Seria perfeito
Não entendo muito bem esse instinto maternal que as mulheres nutrem pelos maridos, companheiros, namorados ou como se quiser chamar, ao tipo com quem compartem cama e casa. Mas gostava de ter um assim ao meu lado – assim com esse instinto maternal, entenda-se –, que me lembrasse que tenho consulta marcada no dentista, que deveria ir ver porquê o meu joelho direito está sempre inchado, que seria conveniente que fechasse as portas do roupeiro, que para ter a casa arrumada ajudaria que não largasse em qualquer sítio a roupa, que me levasse os fatos à lavandaria e tivesse o jantar preparado à minha indecente hora de chegada, que desabrochasse um orgulho bonito ao dizer: “mas ela ajuda-me, a minha Uma vida qualquer, lava a loiça e arruma a mesa quando acabamos de jantar, e nalguns fins-de-semana, até põe a casa de banho a brilhar!”.
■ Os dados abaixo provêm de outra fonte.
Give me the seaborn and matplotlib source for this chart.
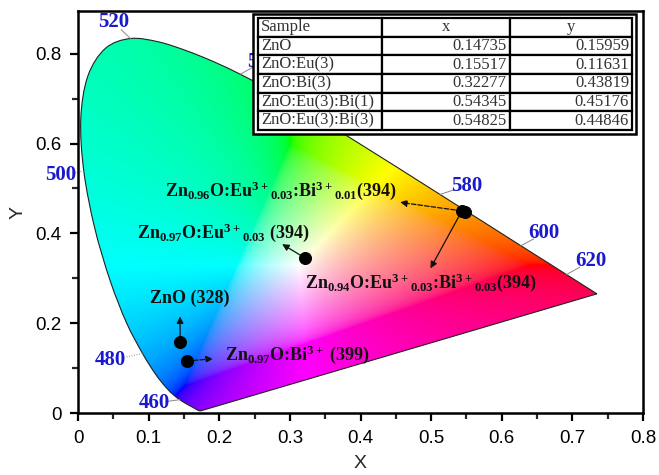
import numpy as np
import pandas as pd
import matplotlib
matplotlib.use("Agg")
import matplotlib.pyplot as plt
import seaborn as sns
from matplotlib.path import Path
from matplotlib.patches import PathPatch, Rectangle

# ---------------- data ----------------
# CIE 1931 spectral locus (wavelength nm, x, y)
wl = [380, 390, 400, 410, 420, 425, 430, 435, 440, 445, 450, 455, 460, 465, 470, 475,
      480, 485, 490, 495, 500, 505, 510, 515, 520, 525, 530, 535, 540, 545, 550, 555,
      560, 565, 570, 575, 580, 585, 590, 595, 600, 605, 610, 615, 620, 625, 630, 635,
      640, 645, 650, 655, 660, 670, 680, 700]
loc_x = [0.1741, 0.1738, 0.1733, 0.1726, 0.1714, 0.1703, 0.1689, 0.1669, 0.1644, 0.1611,
         0.1566, 0.1510, 0.1440, 0.1355, 0.1241, 0.1096, 0.0913, 0.0687, 0.0454, 0.0235,
         0.0082, 0.0039, 0.0139, 0.0389, 0.0743, 0.1142, 0.1547, 0.1929, 0.2296, 0.2658,
         0.3016, 0.3373, 0.3731, 0.4087, 0.4441, 0.4788, 0.5125, 0.5448, 0.5752, 0.6029,
         0.6270, 0.6482, 0.6658, 0.6801, 0.6915, 0.7006, 0.7079, 0.7140, 0.7190, 0.7230,
         0.7260, 0.7283, 0.7300, 0.7320, 0.7334, 0.7347]
loc_y = [0.0050, 0.0049, 0.0048, 0.0048, 0.0051, 0.0058, 0.0069, 0.0086, 0.0109, 0.0138,
         0.0177, 0.0227, 0.0297, 0.0399, 0.0578, 0.0868, 0.1327, 0.2007, 0.2950, 0.4127,
         0.5384, 0.6548, 0.7502, 0.8120, 0.8338, 0.8262, 0.8059, 0.7816, 0.7543, 0.7243,
         0.6923, 0.6589, 0.6245, 0.5896, 0.5547, 0.5202, 0.4866, 0.4544, 0.4242, 0.3965,
         0.3725, 0.3514, 0.3340, 0.3197, 0.3083, 0.2993, 0.2920, 0.2859, 0.2809, 0.2770,
         0.2740, 0.2717, 0.2700, 0.2680, 0.2666, 0.2653]

# wavelength labels: text, locus x, locus y, label x, label y
wl_labels = ["460", "480", "500", "520", "540", "580", "600", "620"]
wl_loc_x = [0.1440, 0.0913, 0.0082, 0.0743, 0.2296, 0.5125, 0.6270, 0.6915]
wl_loc_y = [0.0297, 0.1327, 0.5384, 0.8338, 0.7543, 0.4866, 0.3725, 0.3083]
wl_lab_x = [0.108, 0.046, -0.024, 0.050, 0.262, 0.550, 0.660, 0.726]
wl_lab_y = [0.022, 0.117, 0.530, 0.870, 0.782, 0.506, 0.400, 0.338]

# sample points as drawn
pt_x = [0.1445, 0.1540, 0.3215, 0.5435, 0.5480]
pt_y = [0.1580, 0.1155, 0.3450, 0.4500, 0.4470]

# table
tab_cols = ["Sample", "x", "y"]
tab_sample = ["ZnO", "ZnO:Eu(3)", "ZnO:Bi(3)", "ZnO:Eu(3):Bi(1)", "ZnO:Eu(3):Bi(3)"]
tab_x = ["0.14735", "0.15517", "0.32277", "0.54345", "0.54825"]
tab_y = ["0.15959", "0.11631", "0.43819", "0.45176", "0.44846"]

# annotations: text, x, y
ann_text = [r"Zn$_{0.96}$O:Eu$^{3+}{}_{0.03}$:Bi$^{3+}{}_{0.01}$(394)",
            r"Zn$_{0.97}$O:Eu$^{3+}{}_{0.03}$ (394)",
            r"Zn$_{0.94}$O:Eu$^{3+}{}_{0.03}$:Bi$^{3+}{}_{0.03}$(394)",
            "ZnO (328)",
            r"Zn$_{0.97}$O:Bi$^{3+}$ (399)"]
ann_x = [0.123, 0.084, 0.321, 0.102, 0.208]
ann_y = [0.495, 0.402, 0.289, 0.256, 0.129]

# arrows: start x, start y, end x, end y, style
arr_x0 = [0.5435, 0.5435, 0.3215, 0.1445, 0.1540]
arr_y0 = [0.4500, 0.4500, 0.3450, 0.1580, 0.1155]
arr_x1 = [0.456, 0.499, 0.289, 0.1445, 0.191]
arr_y1 = [0.469, 0.322, 0.376, 0.215, 0.121]
arr_ls = ["--", "-", "-", "-", "--"]

# ---------------- style ----------------
sns.set_theme(style="ticks")
plt.rcParams["font.family"] = ["Liberation Sans", "DejaVu Sans"]
plt.rcParams["mathtext.fontset"] = "custom"
plt.rcParams["mathtext.rm"] = "Liberation Serif:bold"
plt.rcParams["mathtext.it"] = "Liberation Serif:bold"
plt.rcParams["mathtext.bf"] = "Liberation Serif:bold"
plt.rcParams["mathtext.default"] = "rm"

fig = plt.figure(figsize=(6.59, 4.75), dpi=100)
ax = fig.add_axes([0.1184, 0.1305, 0.8574, 0.8463])
ax.set_xlim(0, 0.8)
ax.set_ylim(0, 0.895)

# colour fill (out-of-gamut colours desaturated by adding white)
gx = np.linspace(0, 0.8, 700)
gy = np.linspace(0.0005, 0.895, 700)
GX, GY = np.meshgrid(gx, gy)
X = GX / GY
Y = np.ones_like(GX)
Z = (1 - GX - GY) / GY
R = 3.2406 * X - 1.5372 * Y - 0.4986 * Z
G = -0.9689 * X + 1.8758 * Y + 0.0415 * Z
B = 0.0557 * X - 0.2040 * Y + 1.0570 * Z
rgb = np.stack([R, G, B], axis=-1)
mn = np.min(rgb, axis=-1, keepdims=True)
rgb = rgb - np.minimum(mn, 0)
rgb = rgb / np.max(rgb, axis=-1, keepdims=True).clip(1e-9)
rgb = np.where(rgb <= 0.0031308, 12.92 * rgb, 1.055 * np.clip(rgb, 0, None) ** (1 / 2.4) - 0.055)
rgb = np.clip(rgb, 0, 1)

# smooth boundary path through locus points (Catmull-Rom as cubic Bezier)
P = np.column_stack([loc_x, loc_y])
n = len(P)
verts = [tuple(P[0])]
codes = [Path.MOVETO]
for i in range(n - 1):
    p0 = P[max(i - 1, 0)]
    p1 = P[i]
    p2 = P[i + 1]
    p3 = P[min(i + 2, n - 1)]
    c1 = p1 + (p2 - p0) / 6.0
    c2 = p2 - (p3 - p1) / 6.0
    verts += [tuple(c1), tuple(c2), tuple(p2)]
    codes += [Path.CURVE4] * 3
verts += [tuple(P[0]), tuple(P[0])]
codes += [Path.LINETO, Path.CLOSEPOLY]
poly = PathPatch(Path(verts, codes), facecolor="none", edgecolor="#222222", lw=0.8, zorder=2)
ax.add_patch(poly)
im = ax.imshow(rgb, extent=[0, 0.8, 0.0005, 0.895], origin="lower", aspect="auto",
               interpolation="bilinear", zorder=1)
im.set_clip_path(poly)

# wavelength labels
for t, lx, ly, tx, ty in zip(wl_labels, wl_loc_x, wl_loc_y, wl_lab_x, wl_lab_y):
    ax.plot([lx, lx + (tx - lx) * 0.55], [ly, ly + (ty - ly) * 0.55], color="#888888",
            lw=0.7, ls=":" if t in ("480", "500") else "-", zorder=2, clip_on=False)
    ax.text(tx, ty, t, color="#1a1acc", fontsize=15, fontweight="bold",
            family="Liberation Serif", ha="center", va="center", zorder=3, clip_on=False)

# arrows
for x0, y0, x1, y1, ls in zip(arr_x0, arr_y0, arr_x1, arr_y1, arr_ls):
    ax.annotate("", xy=(x1, y1), xytext=(x0, y0),
                arrowprops=dict(arrowstyle="-|>", color="#111111", lw=0.9, ls=ls,
                                mutation_scale=10, shrinkA=0, shrinkB=0), zorder=4)

# points
pts = pd.DataFrame({"x": pt_x, "y": pt_y})
sns.scatterplot(data=pts, x="x", y="y", ax=ax, color="black", s=75, edgecolor="black",
                zorder=5, legend=False)

# annotation text
for t, x, y in zip(ann_text, ann_x, ann_y):
    ax.text(x, y, t, fontsize=13, fontweight="bold", family="Liberation Serif",
            color="#111111", ha="left", va="center", zorder=6)

# table with double border
ax.add_patch(Rectangle((0.3097, 0.694), 0.678, 0.2985, transform=ax.transAxes,
                       facecolor="white", edgecolor="black", lw=1.8, zorder=9))
cell_text = [[s, a, b] for s, a, b in zip(tab_sample, tab_x, tab_y)]
tb = ax.table(cellText=cell_text, colLabels=tab_cols, bbox=[0.3186, 0.704, 0.662, 0.2786],
              colWidths=[124, 128, 122], zorder=10)
tb.auto_set_font_size(False)
for (r, c), cell in tb.get_celld().items():
    cell.set_linewidth(1.6)
    cell.set_edgecolor("black")
    txt = cell.get_text()
    txt.set_fontfamily("Liberation Serif")
    txt.set_fontsize(12)
    txt.set_color("#333333")
    if c == 0:
        cell._loc = "left"
        txt.set_ha("left")
    elif r == 0:
        cell._loc = "center"
        txt.set_ha("center")
    else:
        cell._loc = "right"
        txt.set_ha("right")
    cell.PAD = 0.025

# axes
ax.set_xticks(np.arange(0, 0.81, 0.1))
ax.set_xticklabels(["0", "0.1", "0.2", "0.3", "0.4", "0.5", "0.6", "0.7", "0.8"])
ax.set_yticks([0, 0.2, 0.4, 0.6, 0.8])
ax.set_yticklabels(["0", "0.2", "0.4", "0.6", "0.8"])
ax.set_xticks(np.arange(0.05, 0.8, 0.1), minor=True)
ax.set_yticks([0.1, 0.3, 0.5, 0.7], minor=True)
ax.tick_params(which="major", direction="out", length=6, width=1.6, labelsize=13.5,
               colors="black", pad=6)
ax.tick_params(which="minor", direction="out", length=4, width=1.6)
for sp in ax.spines.values():
    sp.set_linewidth(1.8)
    sp.set_color("black")
    sp.set_visible(True)
ax.set_xlabel("X", fontsize=14, labelpad=6)
ax.set_ylabel("Y", fontsize=14, labelpad=6)
ax.set_facecolor("white")

fig.savefig("out.png", dpi=100)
Não entendo muito bem essa dificuldade que os homens têm em ser amigos das mulheres, companheiras, namoradas ou como se quiser chamar, à tipa com quem compartem cama e casa. E não gostaria de ter um assim ao meu lado, porque conforme um leito se põe por meio de uma relação – e não propriamente para fazer uma siesta, que é a sua segunda melhor utilidade – um qualquer bloqueio atinge os cérebros masculinos, e a utilização do órgão expositor da sua virilidade parece incompatível com a da sua tão apreciada amizade. Logo vão aparecendo: esses eternos e incómodos silêncios, que antes eram preenchidos por longas e reconfortantes conversas sobre tudo e sobre nada; as reclamações dos defeitos que sempre existiram, mas que outrora eram vistos como simples apanágios da personalidade feminina e essa capacidade inigualável de tentar ajustar as formas para não ferir a amiga insubstituível, desaparece velozmente atrás de uma qualquer loira bebível ou de algum rabo de saias.
Não entendo muito bem essa dificuldade que as relações têm em manter a chama acesa, a paixão, a surpresa, no fundo, aquilo que toda a gente se queixa, desaparece com o passar dos dias, com o avançar do tempo. Necessito que alguém me explique, porquê se deixa a rotina tomar conta da vida, os hábitos da rotina e nós dos hábitos e assim terminamos encadeados aos hábitos da rotina da nossa vida. Necessito que me respondam se com o passar do tempo a luz do sol será opaca, se a escada da lua será rolante e deixará de funcionar, se o vento não voltará a soprar. Porque deveria ser proibido viver assim, sem vontade de sorrir.